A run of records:
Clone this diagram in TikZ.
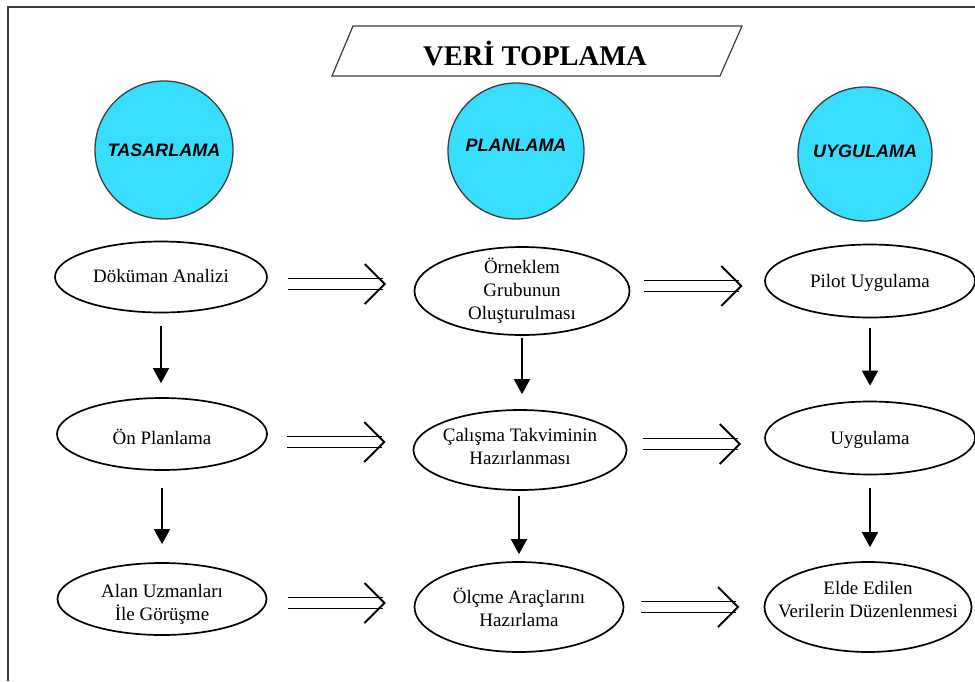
\documentclass[tikz,border=0pt]{standalone}
\usepackage{fontspec}
\setmainfont{Liberation Serif}
\newfontfamily\phasefont{Liberation Sans}
\usetikzlibrary{shapes.geometric,arrows.meta,calc}
\definecolor{phasecyan}{HTML}{38DEFD}
\definecolor{framegray}{HTML}{3C3C3C}
\newcommand{\ovtext}[2][4.75pt]{\makebox[0pt]{\smash{\raisebox{-#1}{\begin{tabular}{@{}c@{}}#2\end{tabular}}}}}
\tikzset{
  phase/.style={circle,draw=framegray,line width=1.3pt,fill=phasecyan,minimum size=#1,inner sep=0pt,
    font=\phasefont\bfseries\itshape\fontsize{18}{20}\selectfont},
  oval/.style 2 args={ellipse,draw,line width=1.7pt,minimum width=#1,minimum height=#2,inner sep=0pt,
    font=\fontsize{19}{23}\selectfont},
  down/.style={line width=1.6pt,-{Triangle[length=15pt,width=16pt]},shorten <=13pt,shorten >=14pt},
  dblarrow/.pic={
    \draw[line width=1.9pt] (-53,-5.5) -- (42,-5.5) (-53,5.5) -- (42,5.5);
    \draw[line width=1.9pt,line join=miter] (24,-20) -- (44,0) -- (24,20);
  }
}
\begin{document}
\begin{tikzpicture}[x=1pt,y=-1pt]
    \useasboundingbox (0,0) rectangle (975,681);
    \draw[framegray,line width=1.5pt] (8,681) -- (8,7) -- (975,7);
    % title
    \draw[framegray,line width=1.2pt] (353,26) -- (742,26) -- (720,76) -- (332,76) -- cycle;
    \node[font=\bfseries\fontsize{28.5}{30}\selectfont,anchor=base] (ttl) at (535,65) {VERİ TOPLAMA};
    % phases
    \node[phase=138pt] (ptas) at (164,150) {TASARLAMA};
    \node[phase=136pt] (ppla) at (516,151) {\smash{PLANLAMA}};
    \node[phase=134pt] (puyg) at (865,154) {\smash{\raisebox{-3pt}{UYGULAMA}}};
    % steps
    \node[oval={212pt}{71pt}] (dok) at (161,277) {\ovtext{Döküman Analizi}};
    \node[oval={210pt}{72pt}] (onp) at (162,434) {\ovtext[10pt]{Ön Planlama}};
    \node[oval={209pt}{72pt}] (alan) at (162,599) {\ovtext[10pt]{Alan Uzmanları\\İle Görüşme}};
    \node[oval={215pt}{88pt}] (orn) at (522,291) {\ovtext{Örneklem\\Grubunun\\Oluşturulması}};
    \node[oval={213pt}{80pt}] (cal) at (520,450) {\ovtext[3pt]{Çalışma Takviminin\\Hazırlanması}};
    \node[oval={209pt}{90pt}] (olc) at (519,607) {\ovtext[8pt]{Ölçme Araçlarını\\Hazırlama}};
    \node[oval={210pt}{73pt}] (pil) at (870,281) {\ovtext[6pt]{Pilot Uygulama}};
    \node[oval={210pt}{73pt}] (uygu) at (870,438) {\ovtext[6pt]{Uygulama}};
    \node[oval={207pt}{90pt}] (elde) at (868,607) {\ovtext[-1.5pt]{Elde Edilen\\Verilerin Düzenlenmesi}};
    % down arrows
    \draw[down] (dok.south) -- (dok.south |- onp.north);
    \draw[down,shorten <=17pt,shorten >=18pt] (onp.south) -- (onp.south |- alan.north);
    \draw[down,shorten <=2pt,shorten >=15pt] (orn.south) -- (orn.south |- cal.north);
    \draw[down,shorten <=5pt,shorten >=7pt] (olc.north |- cal.south) -- (olc.north);
    \draw[down,shorten <=10pt,shorten >=15pt] (pil.south) -- (pil.south |- uygu.north);
    \draw[down] (uygu.south) -- (uygu.south |- elde.north);
    % double arrows
    \pic at ($(dok.east)!.5!(orn.west)$) {dblarrow};
    \pic at ($(onp.east)!.5!(cal.west)$) {dblarrow};
    \pic at ($(alan.east)!.5!(olc.west)$) {dblarrow};
    \pic at ($(orn.east)!.5!(pil.west)$) {dblarrow};
    \pic at ($(cal.east)!.5!(uygu.west)$) {dblarrow};
    \pic at ($(olc.east)!.5!(elde.west)$) {dblarrow};
\end{tikzpicture}
\end{document}
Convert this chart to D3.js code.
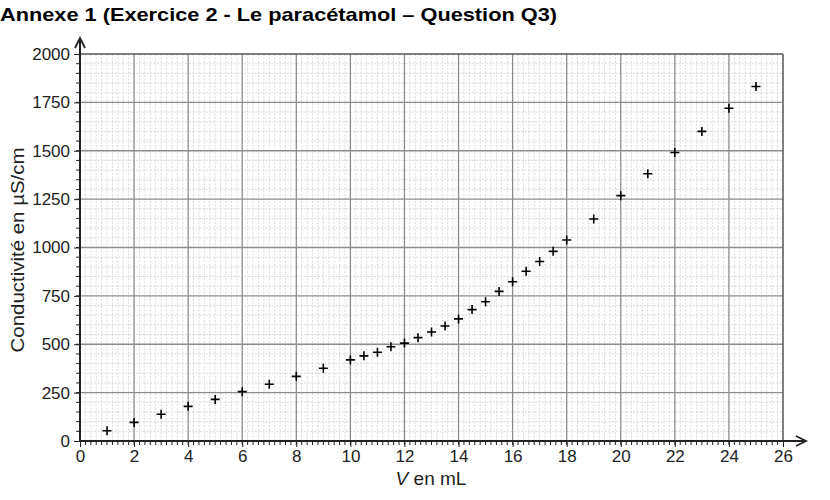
<!DOCTYPE html>
<html><head><meta charset="utf-8">
<script src="https://cdn.jsdelivr.net/npm/d3@7"></script>
<style>body{margin:0;background:#fff;} svg{display:block;font-family:"Liberation Sans",Arial,sans-serif;}</style>
</head><body>
<svg id="c" width="830" height="500"></svg>
<script>
const titleText = "Annexe 1 (Exercice 2 - Le paracétamol – Question Q3)";
const yLabel = "Conductivité en µS/cm";
const volumes = [1,2,3,4,5,6,7,8,9,10,10.5,11,11.5,12,12.5,13,13.5,14,14.5,15,15.5,16,16.5,17,17.5,18,19,20,21,22,23,24,25];
const conductivity = [53,96,138,179,215,255,293,334,376,419,440,459,487,506,534,563,594,631,679,720,773,823,877,928,980,1039,1147,1268,1381,1491,1600,1720,1832];
const xTicks = [0,2,4,6,8,10,12,14,16,18,20,22,24,26];
const yTicks = [0,250,500,750,1000,1250,1500,1750,2000];

const svg = d3.select("#c");
const x = d3.scaleLinear().domain([0,26]).range([80,783]);
const y = d3.scaleLinear().domain([0,2000]).range([441,54]);
const FF = "Liberation Sans, Arial, sans-serif";

// minor grid
const g = svg.append("g");
g.selectAll(".mx").data(d3.range(0,130).map(i=>i*0.2).filter((d,i)=>i%10!==0))
  .join("line").attr("x1",d=>x(d)).attr("x2",d=>x(d)).attr("y1",y(0)).attr("y2",y(2000))
  .attr("stroke","#cfcfcf").attr("stroke-width",0.8).attr("stroke-dasharray","2,1.5");
g.selectAll(".my").data(d3.range(0,40).map(i=>i*50).filter((d,i)=>i%5!==0))
  .join("line").attr("x1",x(0)).attr("x2",x(26)).attr("y1",d=>y(d)).attr("y2",d=>y(d))
  .attr("stroke","#cfcfcf").attr("stroke-width",0.8).attr("stroke-dasharray","2,1.5");
// major grid
g.selectAll(".Mx").data(xTicks.slice(1,-1)).join("line")
  .attr("x1",d=>x(d)).attr("x2",d=>x(d)).attr("y1",y(0)).attr("y2",y(2000))
  .attr("stroke","#8c8c8c").attr("stroke-width",1.3);
g.selectAll(".My").data(yTicks.slice(1,-1)).join("line")
  .attr("x1",x(0)).attr("x2",x(26)).attr("y1",d=>y(d)).attr("y2",d=>y(d))
  .attr("stroke","#8c8c8c").attr("stroke-width",1.3);
// frame top/right
g.append("line").attr("x1",x(0)).attr("x2",x(26)).attr("y1",y(2000)).attr("y2",y(2000)).attr("stroke","#555").attr("stroke-width",1.5);
g.append("line").attr("x1",x(26)).attr("x2",x(26)).attr("y1",y(0)).attr("y2",y(2000)).attr("stroke","#555").attr("stroke-width",1.5);

// minor ticks on axes
svg.append("g").selectAll("line").data(d3.range(1,130).map(i=>i*0.2)).join("line")
  .attr("x1",d=>x(d)).attr("x2",d=>x(d)).attr("y1",y(0)).attr("y2",y(0)+4)
  .attr("stroke","#222").attr("stroke-width",1);
svg.append("g").selectAll("line").data(d3.range(1,40).map(i=>i*50)).join("line")
  .attr("x1",x(0)-4).attr("x2",x(0)).attr("y1",d=>y(d)).attr("y2",d=>y(d))
  .attr("stroke","#222").attr("stroke-width",1);

// axes via d3
const xAxis = svg.append("g").attr("transform",`translate(0,${y(0)})`)
  .call(d3.axisBottom(x).tickValues(xTicks).tickSize(6).tickPadding(3).tickFormat(d3.format("d")));
xAxis.select(".domain").remove();
xAxis.selectAll("text").attr("font-size",17).attr("fill","#222").attr("font-family",FF);
xAxis.selectAll("line").attr("stroke","#222");
const yAxis = svg.append("g").attr("transform",`translate(${x(0)},0)`)
  .call(d3.axisLeft(y).tickValues(yTicks).tickSize(6).tickPadding(4).tickFormat(d3.format("d")));
yAxis.select(".domain").remove();
yAxis.selectAll("text").attr("font-size",17).attr("fill","#222").attr("font-family",FF);
yAxis.selectAll("line").attr("stroke","#222");

// axis lines with arrows
svg.append("line").attr("x1",x(0)).attr("x2",806).attr("y1",y(0)).attr("y2",y(0)).attr("stroke","#222").attr("stroke-width",2);
svg.append("line").attr("x1",x(0)).attr("x2",x(0)).attr("y1",y(0)).attr("y2",38).attr("stroke","#222").attr("stroke-width",2);
svg.append("path").attr("d",`M${796},${y(0)-5} L806,${y(0)} L${796},${y(0)+5}`).attr("fill","none").attr("stroke","#222").attr("stroke-width",1.8);
svg.append("path").attr("d",`M${x(0)-5},48 L${x(0)},38 L${x(0)+5},48`).attr("fill","none").attr("stroke","#222").attr("stroke-width",1.8);

// data crosses
const pts = volumes.map((v,i)=>({v,c:conductivity[i]}));
svg.append("g").selectAll("path").data(pts).join("path")
  .attr("d",d=>`M${x(d.v)-4.5},${y(d.c)} h9 M${x(d.v)},${y(d.c)-4.5} v9`)
  .attr("stroke","#000").attr("stroke-width",1.6);

// texts
svg.append("text").attr("x",0).attr("y",21).attr("font-size",19).attr("font-weight","bold")
  .attr("font-family",FF).attr("textLength",557).attr("lengthAdjust","spacingAndGlyphs").text(titleText);
svg.append("text").attr("transform","translate(24,250) rotate(-90)").attr("text-anchor","middle")
  .attr("font-size",19).attr("font-family",FF).attr("fill","#222")
  .attr("textLength",205).attr("lengthAdjust","spacingAndGlyphs").text(yLabel);
const xl = svg.append("text").attr("x",431).attr("y",485).attr("text-anchor","middle").attr("font-size",19).attr("font-family",FF).attr("fill","#222");
xl.append("tspan").attr("font-style","italic").text("V");
xl.append("tspan").text(" en mL");
</script>
</body></html>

◆ STATED TASK
Extract each line holding the word "this" from the records.

◆ COMPLETED EXERCISE
Clone this diagram in TikZ.
Convert this chart to D3.js code.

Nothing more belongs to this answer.